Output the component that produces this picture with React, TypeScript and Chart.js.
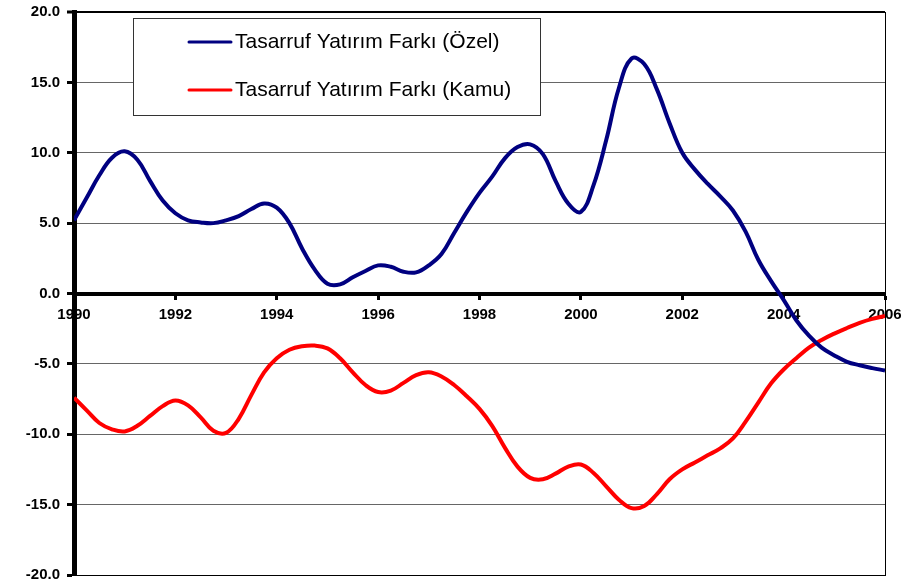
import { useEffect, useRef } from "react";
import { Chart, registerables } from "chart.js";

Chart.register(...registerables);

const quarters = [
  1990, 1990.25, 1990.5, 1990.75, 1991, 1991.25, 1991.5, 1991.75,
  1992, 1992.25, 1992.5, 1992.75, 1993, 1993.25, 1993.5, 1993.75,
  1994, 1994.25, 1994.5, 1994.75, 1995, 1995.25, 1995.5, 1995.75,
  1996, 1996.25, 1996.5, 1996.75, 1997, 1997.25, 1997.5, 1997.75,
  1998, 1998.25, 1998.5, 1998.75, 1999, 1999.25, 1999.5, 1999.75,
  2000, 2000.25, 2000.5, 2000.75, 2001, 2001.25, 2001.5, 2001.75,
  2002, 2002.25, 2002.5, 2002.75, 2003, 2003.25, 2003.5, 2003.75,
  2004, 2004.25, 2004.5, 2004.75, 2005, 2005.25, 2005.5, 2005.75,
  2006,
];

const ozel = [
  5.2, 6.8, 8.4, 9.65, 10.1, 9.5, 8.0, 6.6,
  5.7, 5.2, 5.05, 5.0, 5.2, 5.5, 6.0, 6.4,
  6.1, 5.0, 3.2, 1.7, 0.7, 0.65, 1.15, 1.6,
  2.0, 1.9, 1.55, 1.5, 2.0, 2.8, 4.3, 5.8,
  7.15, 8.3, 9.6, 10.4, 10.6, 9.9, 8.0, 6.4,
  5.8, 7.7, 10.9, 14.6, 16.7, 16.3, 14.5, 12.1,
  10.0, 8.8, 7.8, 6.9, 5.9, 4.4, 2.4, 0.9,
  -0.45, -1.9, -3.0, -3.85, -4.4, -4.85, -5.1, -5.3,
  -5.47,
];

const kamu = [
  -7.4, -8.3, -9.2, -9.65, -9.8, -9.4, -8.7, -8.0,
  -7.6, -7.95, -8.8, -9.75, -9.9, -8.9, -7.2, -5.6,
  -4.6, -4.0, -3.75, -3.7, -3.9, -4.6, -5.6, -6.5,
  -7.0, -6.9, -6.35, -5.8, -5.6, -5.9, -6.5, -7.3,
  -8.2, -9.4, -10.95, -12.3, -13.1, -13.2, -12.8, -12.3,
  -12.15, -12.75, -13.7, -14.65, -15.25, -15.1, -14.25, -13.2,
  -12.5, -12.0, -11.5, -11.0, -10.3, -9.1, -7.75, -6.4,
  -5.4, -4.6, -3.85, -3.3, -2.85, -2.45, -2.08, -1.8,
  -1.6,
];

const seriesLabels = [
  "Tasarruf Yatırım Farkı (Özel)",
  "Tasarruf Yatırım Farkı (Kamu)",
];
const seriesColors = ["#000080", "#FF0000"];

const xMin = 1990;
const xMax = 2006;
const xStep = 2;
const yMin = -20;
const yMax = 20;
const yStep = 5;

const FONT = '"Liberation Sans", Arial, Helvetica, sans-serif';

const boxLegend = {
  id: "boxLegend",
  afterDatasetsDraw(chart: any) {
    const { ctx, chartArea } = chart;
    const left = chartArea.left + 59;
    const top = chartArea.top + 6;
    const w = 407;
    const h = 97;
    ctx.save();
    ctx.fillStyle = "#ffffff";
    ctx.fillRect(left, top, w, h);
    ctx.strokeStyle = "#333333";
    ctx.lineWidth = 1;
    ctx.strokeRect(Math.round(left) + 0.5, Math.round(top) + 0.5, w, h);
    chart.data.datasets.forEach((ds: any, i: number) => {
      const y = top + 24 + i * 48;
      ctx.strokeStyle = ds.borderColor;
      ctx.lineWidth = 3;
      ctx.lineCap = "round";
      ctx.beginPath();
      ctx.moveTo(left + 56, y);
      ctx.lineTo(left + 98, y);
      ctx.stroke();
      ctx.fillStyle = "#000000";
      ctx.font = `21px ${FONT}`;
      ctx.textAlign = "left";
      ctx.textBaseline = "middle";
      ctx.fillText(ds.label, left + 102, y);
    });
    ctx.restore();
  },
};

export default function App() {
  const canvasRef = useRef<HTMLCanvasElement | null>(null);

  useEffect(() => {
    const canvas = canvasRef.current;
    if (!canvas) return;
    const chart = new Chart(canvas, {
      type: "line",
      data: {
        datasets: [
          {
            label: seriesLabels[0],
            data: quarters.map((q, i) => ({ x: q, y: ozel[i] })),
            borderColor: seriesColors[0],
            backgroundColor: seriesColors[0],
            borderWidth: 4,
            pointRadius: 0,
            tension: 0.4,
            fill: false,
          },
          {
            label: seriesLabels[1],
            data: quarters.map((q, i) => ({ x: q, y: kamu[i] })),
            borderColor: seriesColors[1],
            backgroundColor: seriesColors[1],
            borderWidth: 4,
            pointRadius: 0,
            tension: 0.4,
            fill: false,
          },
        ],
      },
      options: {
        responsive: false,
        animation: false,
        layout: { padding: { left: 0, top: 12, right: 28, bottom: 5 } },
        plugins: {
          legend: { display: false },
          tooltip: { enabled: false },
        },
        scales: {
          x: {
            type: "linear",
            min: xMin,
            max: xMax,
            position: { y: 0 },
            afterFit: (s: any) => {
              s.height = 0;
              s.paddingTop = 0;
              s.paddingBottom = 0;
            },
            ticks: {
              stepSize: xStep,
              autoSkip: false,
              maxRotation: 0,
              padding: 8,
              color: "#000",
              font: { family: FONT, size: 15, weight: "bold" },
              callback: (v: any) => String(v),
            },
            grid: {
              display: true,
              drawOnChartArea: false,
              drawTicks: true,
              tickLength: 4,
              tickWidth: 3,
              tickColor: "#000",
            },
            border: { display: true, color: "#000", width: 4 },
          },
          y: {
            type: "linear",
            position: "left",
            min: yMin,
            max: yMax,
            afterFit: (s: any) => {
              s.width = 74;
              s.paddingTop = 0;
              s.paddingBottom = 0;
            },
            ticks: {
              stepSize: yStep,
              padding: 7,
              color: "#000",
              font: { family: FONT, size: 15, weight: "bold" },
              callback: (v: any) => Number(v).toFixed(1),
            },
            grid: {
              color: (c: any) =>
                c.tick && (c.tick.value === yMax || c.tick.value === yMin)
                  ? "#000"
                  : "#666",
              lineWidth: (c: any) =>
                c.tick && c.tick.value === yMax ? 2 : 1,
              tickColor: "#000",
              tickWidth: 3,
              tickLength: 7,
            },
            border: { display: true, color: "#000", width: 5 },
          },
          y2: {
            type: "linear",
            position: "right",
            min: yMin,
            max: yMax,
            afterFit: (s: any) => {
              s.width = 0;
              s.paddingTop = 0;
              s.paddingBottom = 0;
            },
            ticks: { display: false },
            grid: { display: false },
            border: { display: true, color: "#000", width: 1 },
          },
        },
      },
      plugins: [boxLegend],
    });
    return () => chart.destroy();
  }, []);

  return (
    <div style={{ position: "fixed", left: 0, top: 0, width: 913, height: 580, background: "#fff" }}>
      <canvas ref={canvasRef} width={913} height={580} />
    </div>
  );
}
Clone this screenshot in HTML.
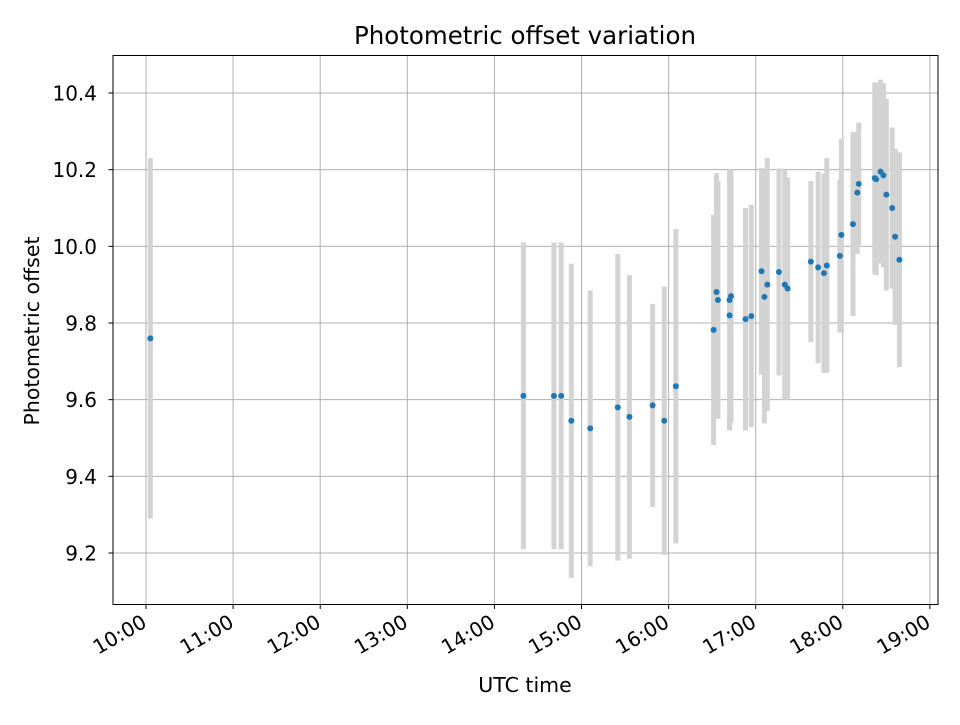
################
_Exercise directions_.
All records above are to be printed exactly, minus the pictures they contain.

_Correct output_.
Output the component that produces this picture with React, TypeScript and Chart.js.
import { useEffect, useRef } from "react";
import { Chart, registerables } from "chart.js";

Chart.register(...registerables);

const quarters = [
  1990, 1990.25, 1990.5, 1990.75, 1991, 1991.25, 1991.5, 1991.75,
  1992, 1992.25, 1992.5, 1992.75, 1993, 1993.25, 1993.5, 1993.75,
  1994, 1994.25, 1994.5, 1994.75, 1995, 1995.25, 1995.5, 1995.75,
  1996, 1996.25, 1996.5, 1996.75, 1997, 1997.25, 1997.5, 1997.75,
  1998, 1998.25, 1998.5, 1998.75, 1999, 1999.25, 1999.5, 1999.75,
  2000, 2000.25, 2000.5, 2000.75, 2001, 2001.25, 2001.5, 2001.75,
  2002, 2002.25, 2002.5, 2002.75, 2003, 2003.25, 2003.5, 2003.75,
  2004, 2004.25, 2004.5, 2004.75, 2005, 2005.25, 2005.5, 2005.75,
  2006,
];

const ozel = [
  5.2, 6.8, 8.4, 9.65, 10.1, 9.5, 8.0, 6.6,
  5.7, 5.2, 5.05, 5.0, 5.2, 5.5, 6.0, 6.4,
  6.1, 5.0, 3.2, 1.7, 0.7, 0.65, 1.15, 1.6,
  2.0, 1.9, 1.55, 1.5, 2.0, 2.8, 4.3, 5.8,
  7.15, 8.3, 9.6, 10.4, 10.6, 9.9, 8.0, 6.4,
  5.8, 7.7, 10.9, 14.6, 16.7, 16.3, 14.5, 12.1,
  10.0, 8.8, 7.8, 6.9, 5.9, 4.4, 2.4, 0.9,
  -0.45, -1.9, -3.0, -3.85, -4.4, -4.85, -5.1, -5.3,
  -5.47,
];

const kamu = [
  -7.4, -8.3, -9.2, -9.65, -9.8, -9.4, -8.7, -8.0,
  -7.6, -7.95, -8.8, -9.75, -9.9, -8.9, -7.2, -5.6,
  -4.6, -4.0, -3.75, -3.7, -3.9, -4.6, -5.6, -6.5,
  -7.0, -6.9, -6.35, -5.8, -5.6, -5.9, -6.5, -7.3,
  -8.2, -9.4, -10.95, -12.3, -13.1, -13.2, -12.8, -12.3,
  -12.15, -12.75, -13.7, -14.65, -15.25, -15.1, -14.25, -13.2,
  -12.5, -12.0, -11.5, -11.0, -10.3, -9.1, -7.75, -6.4,
  -5.4, -4.6, -3.85, -3.3, -2.85, -2.45, -2.08, -1.8,
  -1.6,
];

const seriesLabels = [
  "Tasarruf Yatırım Farkı (Özel)",
  "Tasarruf Yatırım Farkı (Kamu)",
];
const seriesColors = ["#000080", "#FF0000"];

const xMin = 1990;
const xMax = 2006;
const xStep = 2;
const yMin = -20;
const yMax = 20;
const yStep = 5;

const FONT = '"Liberation Sans", Arial, Helvetica, sans-serif';

const boxLegend = {
  id: "boxLegend",
  afterDatasetsDraw(chart: any) {
    const { ctx, chartArea } = chart;
    const left = chartArea.left + 59;
    const top = chartArea.top + 6;
    const w = 407;
    const h = 97;
    ctx.save();
    ctx.fillStyle = "#ffffff";
    ctx.fillRect(left, top, w, h);
    ctx.strokeStyle = "#333333";
    ctx.lineWidth = 1;
    ctx.strokeRect(Math.round(left) + 0.5, Math.round(top) + 0.5, w, h);
    chart.data.datasets.forEach((ds: any, i: number) => {
      const y = top + 24 + i * 48;
      ctx.strokeStyle = ds.borderColor;
      ctx.lineWidth = 3;
      ctx.lineCap = "round";
      ctx.beginPath();
      ctx.moveTo(left + 56, y);
      ctx.lineTo(left + 98, y);
      ctx.stroke();
      ctx.fillStyle = "#000000";
      ctx.font = `21px ${FONT}`;
      ctx.textAlign = "left";
      ctx.textBaseline = "middle";
      ctx.fillText(ds.label, left + 102, y);
    });
    ctx.restore();
  },
};

export default function App() {
  const canvasRef = useRef<HTMLCanvasElement | null>(null);

  useEffect(() => {
    const canvas = canvasRef.current;
    if (!canvas) return;
    const chart = new Chart(canvas, {
      type: "line",
      data: {
        datasets: [
          {
            label: seriesLabels[0],
            data: quarters.map((q, i) => ({ x: q, y: ozel[i] })),
            borderColor: seriesColors[0],
            backgroundColor: seriesColors[0],
            borderWidth: 4,
            pointRadius: 0,
            tension: 0.4,
            fill: false,
          },
          {
            label: seriesLabels[1],
            data: quarters.map((q, i) => ({ x: q, y: kamu[i] })),
            borderColor: seriesColors[1],
            backgroundColor: seriesColors[1],
            borderWidth: 4,
            pointRadius: 0,
            tension: 0.4,
            fill: false,
          },
        ],
      },
      options: {
        responsive: false,
        animation: false,
        layout: { padding: { left: 0, top: 12, right: 28, bottom: 5 } },
        plugins: {
          legend: { display: false },
          tooltip: { enabled: false },
        },
        scales: {
          x: {
            type: "linear",
            min: xMin,
            max: xMax,
            position: { y: 0 },
            afterFit: (s: any) => {
              s.height = 0;
              s.paddingTop = 0;
              s.paddingBottom = 0;
            },
            ticks: {
              stepSize: xStep,
              autoSkip: false,
              maxRotation: 0,
              padding: 8,
              color: "#000",
              font: { family: FONT, size: 15, weight: "bold" },
              callback: (v: any) => String(v),
            },
            grid: {
              display: true,
              drawOnChartArea: false,
              drawTicks: true,
              tickLength: 4,
              tickWidth: 3,
              tickColor: "#000",
            },
            border: { display: true, color: "#000", width: 4 },
          },
          y: {
            type: "linear",
            position: "left",
            min: yMin,
            max: yMax,
            afterFit: (s: any) => {
              s.width = 74;
              s.paddingTop = 0;
              s.paddingBottom = 0;
            },
            ticks: {
              stepSize: yStep,
              padding: 7,
              color: "#000",
              font: { family: FONT, size: 15, weight: "bold" },
              callback: (v: any) => Number(v).toFixed(1),
            },
            grid: {
              color: (c: any) =>
                c.tick && (c.tick.value === yMax || c.tick.value === yMin)
                  ? "#000"
                  : "#666",
              lineWidth: (c: any) =>
                c.tick && c.tick.value === yMax ? 2 : 1,
              tickColor: "#000",
              tickWidth: 3,
              tickLength: 7,
            },
            border: { display: true, color: "#000", width: 5 },
          },
          y2: {
            type: "linear",
            position: "right",
            min: yMin,
            max: yMax,
            afterFit: (s: any) => {
              s.width = 0;
              s.paddingTop = 0;
              s.paddingBottom = 0;
            },
            ticks: { display: false },
            grid: { display: false },
            border: { display: true, color: "#000", width: 1 },
          },
        },
      },
      plugins: [boxLegend],
    });
    return () => chart.destroy();
  }, []);

  return (
    <div style={{ position: "fixed", left: 0, top: 0, width: 913, height: 580, background: "#fff" }}>
      <canvas ref={canvasRef} width={913} height={580} />
    </div>
  );
}
Clone this screenshot in HTML.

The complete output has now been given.